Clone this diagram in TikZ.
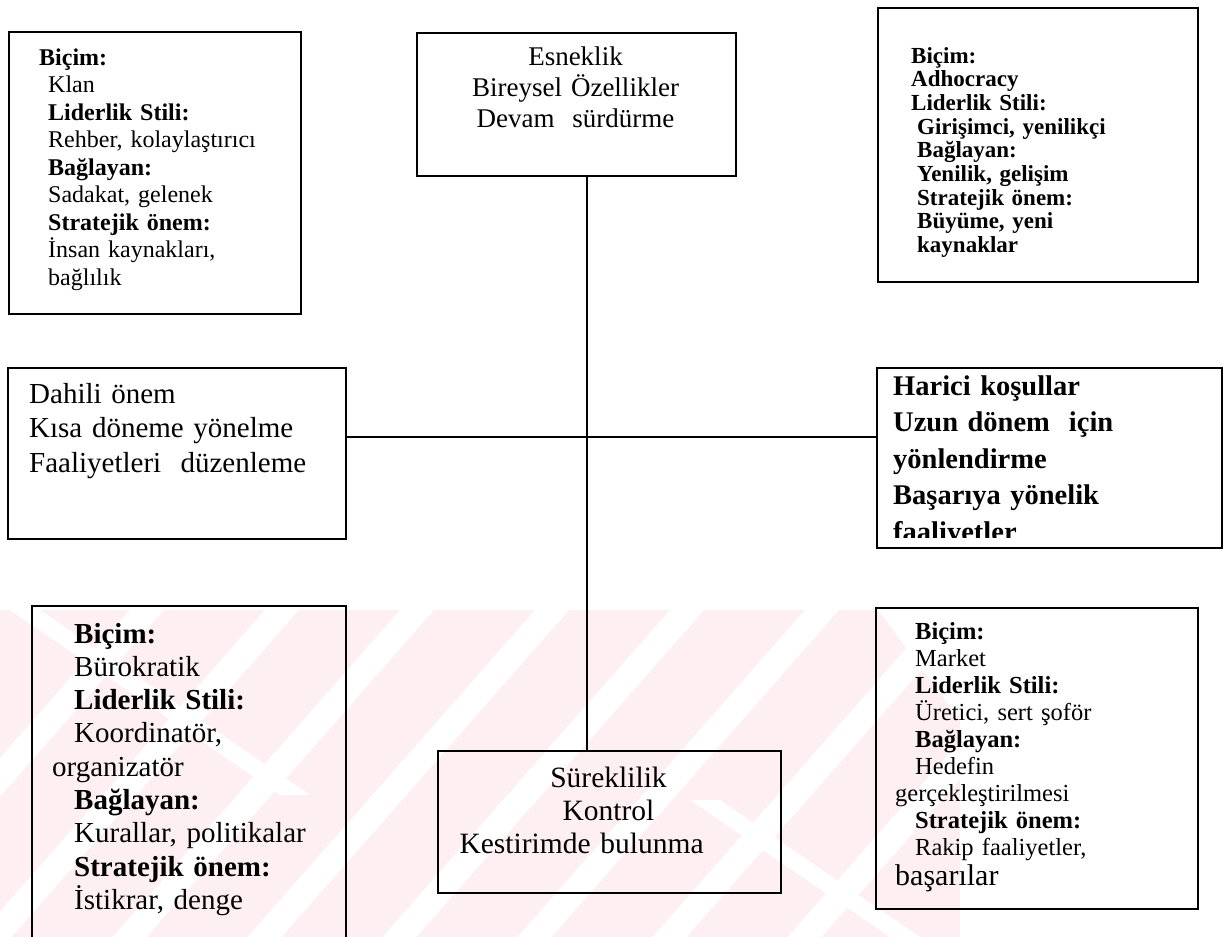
\documentclass[tikz,border=0pt]{standalone}
\usepackage{fontspec}
\setmainfont{Liberation Serif}
\definecolor{wmpink}{RGB}{254,240,242}
\newcommand{\boxfont}[2]{\fontsize{#1}{#2}\selectfont\lineskiplimit=-30pt\relax}
\tikzset{
    box/.style={draw, line width=1.6pt, inner sep=0pt}, % frame of a field
    txt/.style={inner sep=0pt, align=left, text width=#1, anchor=base west}, % left set text
    ctxt/.style={inner sep=0pt, align=center, text width=#1, anchor=base}, % centred text
    link/.style={line width=1.5pt}, % the two axes
}

\begin{document}
\begin{tikzpicture}[x=1pt, y=-1pt]
    \useasboundingbox (0,0) rectangle (1229,937);
    \clip (0,0) rectangle (1229,937);

    % watermark
    \begin{scope}
        \clip (0,610) -- (878,610) -- (960,720) -- (960,937) -- (0,937) -- cycle;
        \fill[wmpink] (0,610) rectangle (960,937);
        \foreach \s in {130,265,400,535,670,805,940,1075}
            \fill[white] (\s,610) -- ++(34,0) -- ++(-290,330) -- ++(-34,0) -- cycle;
        \foreach \s/\t in {10/610,690/800}
            \fill[white] (\s,\t) -- ++(30,0) -- ++(270,185) -- ++(-30,0) -- cycle;
    \end{scope}

    % fields
    \node[box, minimum width=292pt, minimum height=282pt, anchor=north west] (klan) at (8,31) {};
    \node[box, minimum width=319pt, minimum height=143pt, anchor=north west] (esnek) at (416,32) {};
    \node[box, minimum width=320pt, minimum height=274pt, anchor=north west] (adhoc) at (877,7) {};
    \node[box, minimum width=338pt, minimum height=171pt, anchor=north west] (dahili) at (7,367) {};
    \node[box, minimum width=345pt, minimum height=180pt, anchor=north west] (harici) at (876,367) {};
    \node[box, minimum width=314pt, minimum height=360pt, anchor=north west] (buro) at (31,605) {};
    \node[box, minimum width=343pt, minimum height=142pt, anchor=north west] (surek) at (437,750) {};
    \node[box, minimum width=322pt, minimum height=301pt, anchor=north west] (market) at (875,607) {};

    % texts
    \node[txt=240pt, font=\boxfont{24}{27.5}] (klanT) at (48,65)
        {\hspace*{-9pt}\textbf{Biçim:}\\ Klan\\ \textbf{Liderlik Stili:}\\ Rehber, kolaylaştırıcı\\
         \textbf{Bağlayan:}\\ Sadakat, gelenek\\ \textbf{Stratejik önem:}\\ İnsan kaynakları,\\ bağlılık};
    \node[ctxt=319pt, font=\boxfont{27}{31}] (esnekT) at (575.5,65)
        {Esneklik\\ Bireysel Özellikler\\ Devam~ sürdürme};
    \node[txt=270pt, font=\boxfont{23}{23.7}\bfseries] (adhocT) at (917,63)
        {\hspace*{-6pt}Biçim:\\ \hspace*{-6pt}Adhocracy\\ \hspace*{-6pt}Liderlik Stili:\\ Girişimci, yenilikçi\\
         Bağlayan:\\ Yenilik, gelişim\\ Stratejik önem:\\ Büyüme, yeni\\ kaynaklar};
    \node[txt=300pt, font=\boxfont{29}{34.5}] (dahiliT) at (29,403)
        {Dahili önem\\ Kısa döneme yönelme\\ Faaliyetleri~ düzenleme};
    \begin{scope}
        \clip (harici.north west) rectangle (1221,537);
        \node[txt=310pt, font=\boxfont{28.5}{36.6}\bfseries] (hariciT) at (893,395)
            {Harici koşullar\\ Uzun dönem~ için\\ yönlendirme\\ Başarıya yönelik\\ faaliyetler};
    \end{scope}
    \node[txt=265pt, font=\boxfont{29}{33.3}] (buroT) at (74,643)
        {\textbf{Biçim:}\\ Bürokratik\\ \textbf{Liderlik Stili:}\\ Koordinatör,\\ \hspace*{-22pt}organizatör\\
         \textbf{Bağlayan:}\\ Kurallar, politikalar\\ \textbf{Stratejik önem:}\\ İstikrar, denge};
    \node[ctxt=343pt, font=\boxfont{29.5}{33}] (surekT) at (608.5,787)
        {Süreklilik\\ Kontrol\\ \makebox[298pt][l]{Kestirimde bulunma}};
    \node[txt=270pt, font=\boxfont{24.5}{27}] (marketT) at (915,639)
        {\textbf{Biçim:}\\ Market\\ \textbf{Liderlik Stili:}\\ Üretici, sert şoför\\ \textbf{Bağlayan:}\\ Hedefin\\
         \hspace*{-20pt}gerçekleştirilmesi\\ \textbf{Stratejik önem:}\\ Rakip faaliyetler,\\[3pt]
         \hspace*{-20pt}{\fontsize{30}{33}\selectfont başarılar}};

    % axes
    \coordinate (vaxis) at (587,0);
    \coordinate (haxis) at (0,437);
    \draw[link] (esnek.south -| vaxis) -- (surek.north -| vaxis);
    \draw[link] (dahili.east |- haxis) -- (harici.west |- haxis);
\end{tikzpicture}
\end{document}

> PROBLEM REQUIREMENTS: Transcribe the preceding listing in its entirety and with exact wording, leaving out pictures.

> FINISHED EXERCISE:
Clone this diagram in TikZ.
\documentclass[tikz,border=0pt]{standalone}
\usepackage{fontspec}
\setmainfont{Liberation Serif}
\definecolor{wmpink}{RGB}{254,240,242}
\newcommand{\boxfont}[2]{\fontsize{#1}{#2}\selectfont\lineskiplimit=-30pt\relax}
\tikzset{
    box/.style={draw, line width=1.6pt, inner sep=0pt}, % frame of a field
    txt/.style={inner sep=0pt, align=left, text width=#1, anchor=base west}, % left set text
    ctxt/.style={inner sep=0pt, align=center, text width=#1, anchor=base}, % centred text
    link/.style={line width=1.5pt}, % the two axes
}

\begin{document}
\begin{tikzpicture}[x=1pt, y=-1pt]
    \useasboundingbox (0,0) rectangle (1229,937);
    \clip (0,0) rectangle (1229,937);

    % watermark
    \begin{scope}
        \clip (0,610) -- (878,610) -- (960,720) -- (960,937) -- (0,937) -- cycle;
        \fill[wmpink] (0,610) rectangle (960,937);
        \foreach \s in {130,265,400,535,670,805,940,1075}
            \fill[white] (\s,610) -- ++(34,0) -- ++(-290,330) -- ++(-34,0) -- cycle;
        \foreach \s/\t in {10/610,690/800}
            \fill[white] (\s,\t) -- ++(30,0) -- ++(270,185) -- ++(-30,0) -- cycle;
    \end{scope}

    % fields
    \node[box, minimum width=292pt, minimum height=282pt, anchor=north west] (klan) at (8,31) {};
    \node[box, minimum width=319pt, minimum height=143pt, anchor=north west] (esnek) at (416,32) {};
    \node[box, minimum width=320pt, minimum height=274pt, anchor=north west] (adhoc) at (877,7) {};
    \node[box, minimum width=338pt, minimum height=171pt, anchor=north west] (dahili) at (7,367) {};
    \node[box, minimum width=345pt, minimum height=180pt, anchor=north west] (harici) at (876,367) {};
    \node[box, minimum width=314pt, minimum height=360pt, anchor=north west] (buro) at (31,605) {};
    \node[box, minimum width=343pt, minimum height=142pt, anchor=north west] (surek) at (437,750) {};
    \node[box, minimum width=322pt, minimum height=301pt, anchor=north west] (market) at (875,607) {};

    % texts
    \node[txt=240pt, font=\boxfont{24}{27.5}] (klanT) at (48,65)
        {\hspace*{-9pt}\textbf{Biçim:}\\ Klan\\ \textbf{Liderlik Stili:}\\ Rehber, kolaylaştırıcı\\
         \textbf{Bağlayan:}\\ Sadakat, gelenek\\ \textbf{Stratejik önem:}\\ İnsan kaynakları,\\ bağlılık};
    \node[ctxt=319pt, font=\boxfont{27}{31}] (esnekT) at (575.5,65)
        {Esneklik\\ Bireysel Özellikler\\ Devam~ sürdürme};
    \node[txt=270pt, font=\boxfont{23}{23.7}\bfseries] (adhocT) at (917,63)
        {\hspace*{-6pt}Biçim:\\ \hspace*{-6pt}Adhocracy\\ \hspace*{-6pt}Liderlik Stili:\\ Girişimci, yenilikçi\\
         Bağlayan:\\ Yenilik, gelişim\\ Stratejik önem:\\ Büyüme, yeni\\ kaynaklar};
    \node[txt=300pt, font=\boxfont{29}{34.5}] (dahiliT) at (29,403)
        {Dahili önem\\ Kısa döneme yönelme\\ Faaliyetleri~ düzenleme};
    \begin{scope}
        \clip (harici.north west) rectangle (1221,537);
        \node[txt=310pt, font=\boxfont{28.5}{36.6}\bfseries] (hariciT) at (893,395)
            {Harici koşullar\\ Uzun dönem~ için\\ yönlendirme\\ Başarıya yönelik\\ faaliyetler};
    \end{scope}
    \node[txt=265pt, font=\boxfont{29}{33.3}] (buroT) at (74,643)
        {\textbf{Biçim:}\\ Bürokratik\\ \textbf{Liderlik Stili:}\\ Koordinatör,\\ \hspace*{-22pt}organizatör\\
         \textbf{Bağlayan:}\\ Kurallar, politikalar\\ \textbf{Stratejik önem:}\\ İstikrar, denge};
    \node[ctxt=343pt, font=\boxfont{29.5}{33}] (surekT) at (608.5,787)
        {Süreklilik\\ Kontrol\\ \makebox[298pt][l]{Kestirimde bulunma}};
    \node[txt=270pt, font=\boxfont{24.5}{27}] (marketT) at (915,639)
        {\textbf{Biçim:}\\ Market\\ \textbf{Liderlik Stili:}\\ Üretici, sert şoför\\ \textbf{Bağlayan:}\\ Hedefin\\
         \hspace*{-20pt}gerçekleştirilmesi\\ \textbf{Stratejik önem:}\\ Rakip faaliyetler,\\[3pt]
         \hspace*{-20pt}{\fontsize{30}{33}\selectfont başarılar}};

    % axes
    \coordinate (vaxis) at (587,0);
    \coordinate (haxis) at (0,437);
    \draw[link] (esnek.south -| vaxis) -- (surek.north -| vaxis);
    \draw[link] (dahili.east |- haxis) -- (harici.west |- haxis);
\end{tikzpicture}
\end{document}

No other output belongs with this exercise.